Here are some more thoughts about aging you might want to think about and discuss with your partner or potential caregivers. Let everyone know your thoughts and wishes. (See the thought for the day at the end of this article)

# Be ready to graciously accept or pay for help even when you don’t think you need it. If someone suggests you might benefit from support, accept it. While you might not want it, think about your caregiver and if you hire some services you will be giving them peace of mind. They may be worried about you. Think of others instead of yourself.

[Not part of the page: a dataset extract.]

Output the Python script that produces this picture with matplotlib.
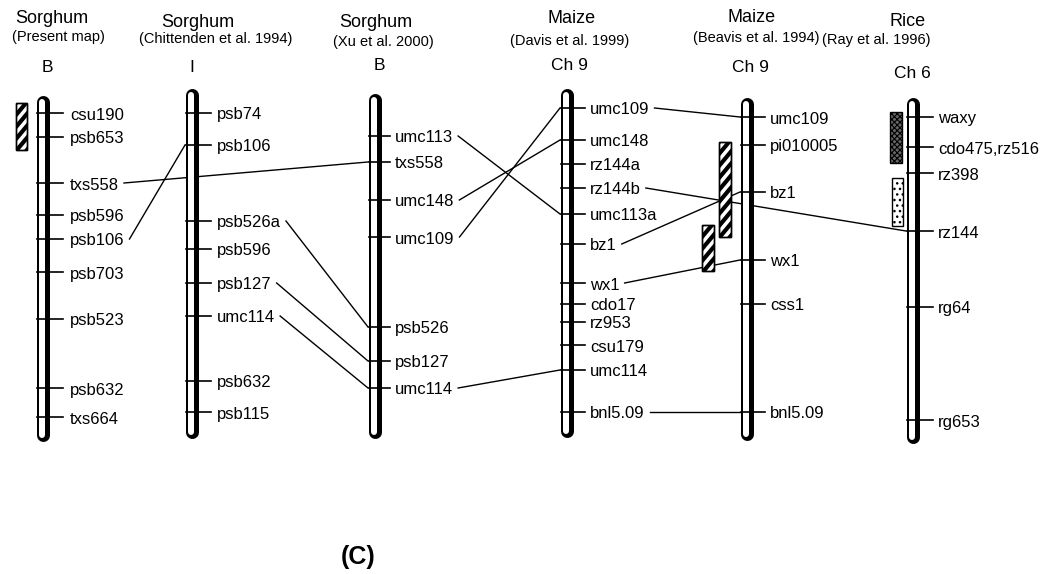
import matplotlib
import matplotlib.pyplot as plt
from matplotlib.patches import Rectangle

matplotlib.use("Agg")
plt.rcParams["font.family"] = ["Liberation Sans", "DejaVu Sans"]

# map headers
species = ["Sorghum", "Sorghum", "Sorghum", "Maize", "Maize", "Rice"]
sources = ["(Present map)", "(Chittenden et al. 1994)", "(Xu et al. 2000)",
           "(Davis et al. 1999)", "(Beavis et al. 1994)", "(Ray et al. 1996)"]
groups = ["B", "I", "B", "Ch 9", "Ch 9", "Ch 6"]

# chromosome extents (figure rows, top -> bottom)
chrom_top = [95, 88, 93, 88, 97, 97]
chrom_bottom = [441, 438, 438, 437, 440, 443]

# markers on each map
marker_names = [
    ["csu190", "psb653", "txs558", "psb596", "psb106", "psb703", "psb523", "psb632", "txs664"],
    ["psb74", "psb106", "psb526a", "psb596", "psb127", "umc114", "psb632", "psb115"],
    ["umc113", "txs558", "umc148", "umc109", "psb526", "psb127", "umc114"],
    ["umc109", "umc148", "rz144a", "rz144b", "umc113a", "bz1", "wx1", "cdo17", "rz953",
     "csu179", "umc114", "bnl5.09"],
    ["umc109", "pi010005", "bz1", "wx1", "css1", "bnl5.09"],
    ["waxy", "cdo475,rz516", "rz398", "rz144", "rg64", "rg653"],
]
marker_pos = [
    [113, 137, 183, 215, 239, 272, 319, 388, 417],
    [113, 145, 221, 249, 283, 316, 381, 412],
    [136, 162, 200, 237, 327, 361, 388],
    [108, 140, 164, 188, 214, 244, 283, 304, 322, 345, 370, 412],
    [117, 145, 192, 260, 304, 412],
    [117, 147, 173, 231, 307, 420],
]

# homologous marker links: (from map, marker, to map, marker)
links = [
    (0, "txs558", 2, "txs558"),
    (0, "psb106", 1, "psb106"),
    (1, "psb526a", 2, "psb526"),
    (1, "psb127", 2, "psb127"),
    (1, "umc114", 2, "umc114"),
    (2, "umc113", 3, "umc113a"),
    (2, "umc148", 3, "umc148"),
    (2, "umc109", 3, "umc109"),
    (2, "umc114", 3, "umc114"),
    (3, "umc109", 4, "umc109"),
    (3, "rz144b", 5, "rz144"),
    (3, "bz1", 4, "bz1"),
    (3, "wx1", 4, "wx1"),
    (3, "bnl5.09", 4, "bnl5.09"),
]

# QTL intervals beside the maps: (map, top, bottom, kind)
qtl_map = [0, 4, 4, 5, 5]
qtl_top = [103, 142, 225, 112, 178]
qtl_bottom = [150, 237, 271, 163, 226]
qtl_kind = ["stripe", "stripe", "stripe", "dense", "dots"]

# layout
W, H = 1052, 574
PX = 0.72  # points per pixel at 100 dpi
chrom_x = [43, 192, 375, 567, 747, 913]
tick_end = [20, 19, 15, 18, 18, 20]
label_off = [27, 25, 20, 23, 23, 25]
title_x = [52, 198, 376, 572, 752, 908]
title_y = [23, 27, 27, 23, 22, 26]
source_x = [58, 216, 383, 570, 756, 876]
source_y = [41, 43, 46, 45, 42, 44]
group_x = [47, 192, 379, 569, 750, 912]
group_y = [72, 72, 70, 70, 72, 78]
qtl_left = [-27, -28, -45, -23, -21]
qtl_right = [-16, -16, -33, -11, -10]

fig = plt.figure(figsize=(W / 100, H / 100), dpi=100)
ax = fig.add_axes([0, 0, 1, 1])
ax.set_xlim(0, W)
ax.set_ylim(H, 0)
ax.axis("off")

for i in range(len(species)):
    ax.text(title_x[i], title_y[i], species[i], fontsize=13, ha="center", va="baseline")
    ax.text(source_x[i], source_y[i], sources[i], fontsize=10.5, ha="center", va="baseline")
    ax.text(group_x[i], group_y[i], groups[i], fontsize=12.5, ha="center", va="baseline")

# chromosomes
label_artists = []
for i, x in enumerate(chrom_x):
    ax.plot([x, x], [chrom_top[i] + 6.5, chrom_bottom[i] - 6.5], color="black",
            lw=13 * PX, solid_capstyle="round", zorder=2)
    ax.plot([x - 1, x - 1], [chrom_top[i] + 6.5, chrom_bottom[i] - 6.5], color="white",
            lw=6 * PX, solid_capstyle="round", zorder=3)
    arts = {}
    for name, y in zip(marker_names[i], marker_pos[i]):
        ax.plot([x - 6, x + tick_end[i]], [y, y], color="black", lw=1.2, zorder=4)
        arts[name] = ax.text(x + label_off[i], y + 6.5, name, fontsize=12, va="baseline")
    label_artists.append(arts)

# QTL boxes
for k in range(len(qtl_map)):
    cx = chrom_x[qtl_map[k]]
    x0, x1 = cx + qtl_left[k], cx + qtl_right[k]
    y0, y1 = qtl_top[k], qtl_bottom[k]
    if qtl_kind[k] == "stripe":
        box = Rectangle((x0, y0), x1 - x0, y1 - y0, facecolor="white",
                        edgecolor="black", lw=1.0, zorder=5)
        ax.add_patch(box)
        c = y0
        while c < y1 + (x1 - x0) * 1.2 + 12:
            ln, = ax.plot([x0 - 2, x1 + 2], [c + 2 * 1.2, c - (x1 - x0 + 2) * 1.2],
                          color="black", lw=3.0, zorder=6, solid_capstyle="butt")
            ln.set_clip_path(box)
            c += 12
        ax.add_patch(Rectangle((x0, y0), x1 - x0, y1 - y0, facecolor="none",
                               edgecolor="black", lw=1.0, zorder=7))
    elif qtl_kind[k] == "dense":
        plt.rcParams["hatch.linewidth"] = 0.8
        ax.add_patch(Rectangle((x0, y0), x1 - x0, y1 - y0, facecolor="0.4",
                               edgecolor="black", hatch="xxxxxx", lw=1.0, zorder=5))
    else:
        plt.rcParams["hatch.linewidth"] = 1.0
        ax.add_patch(Rectangle((x0, y0), x1 - x0, y1 - y0, facecolor="white",
                               edgecolor="black", hatch="...", lw=1.0, zorder=5))

# links start at the end of the marker label, end at the next chromosome's edge
fig.canvas.draw()
renderer = fig.canvas.get_renderer()
inv = ax.transData.inverted()
for src, m1, dst, m2 in links:
    bb = label_artists[src][m1].get_window_extent(renderer)
    xs = inv.transform((bb.x1, bb.y0))[0] + 5
    y1 = marker_pos[src][marker_names[src].index(m1)]
    y2 = marker_pos[dst][marker_names[dst].index(m2)]
    ax.plot([xs, chrom_x[dst] - 7], [y1, y2], color="black", lw=1.0, zorder=1)

ax.text(358, 557, "(C)", fontsize=18, fontweight="bold", ha="center", va="center")

fig.savefig("out.png", dpi=100)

Areas to have conversations with your ‘truth teller’ include:

  • cleaning …as we age our eyes age and we don’t notice dirt like we used to. If you aren’t able to keep up, what will you do?
  • hearing aides…one friend’s children were convinced she had dementia until she started wearing hearing aids. Have you had a hearing test lately? It might be time.
  • mobility aids such as canes, wheelchairs, walkers, suitable footwear, washable clothes etc. If you are tippy or using the furniture to move around the room, it’s time to think about some kind of support. Look at your shoes. How safe are they?
  • driver service…if you are unable to drive and want to retain your independence hire a taxi, take a bus or look into finding a regular driver. Have you had that conversation with your partner or caregiver to give them permission NOT to become your driver?
  • meal preparation and grocery shopping…eating healthy is a huge precursor for remaining healthy (tea and toast won’t do it!) Think about what you would do if you couldn’t prepare meals.

Our daughter told me that her grandparents bathroom was ‘gross’ and something had to be done. I had no time to become a cleaning lady so my husband and I tried to approach the subject. A strong NO was our answer. Finally when we thought it was becoming a health issue my husband took his parents for a day-long outing and myself and a cleaning lady cleaned the main floor. My in-laws were so angry they didn’t talk to us for weeks. Finally when things cooled down they decided they would allow a cleaning lady once every two weeks.

Both sets of parents thought nothing of having us drive them to appointments. I wondered if they subconsciously thought since we were the ones who said, “no more driving” they decided then we could do it!……For me it meant a 50-60 minute drive to pick them up, a 50 minute drive into the city for an appointment, then back. By the time I got home I would be exhausted from lifting walkers, wheelchairs and negotiating parkades etc. My husband’s parents decided to take a driving service one day to see one of their relatives. ( We were out of town) It cost them close to $100 and they were shocked and yet never seemed to realize the time and effort their caregivers put in. They never used the service again and we remained their designated drivers.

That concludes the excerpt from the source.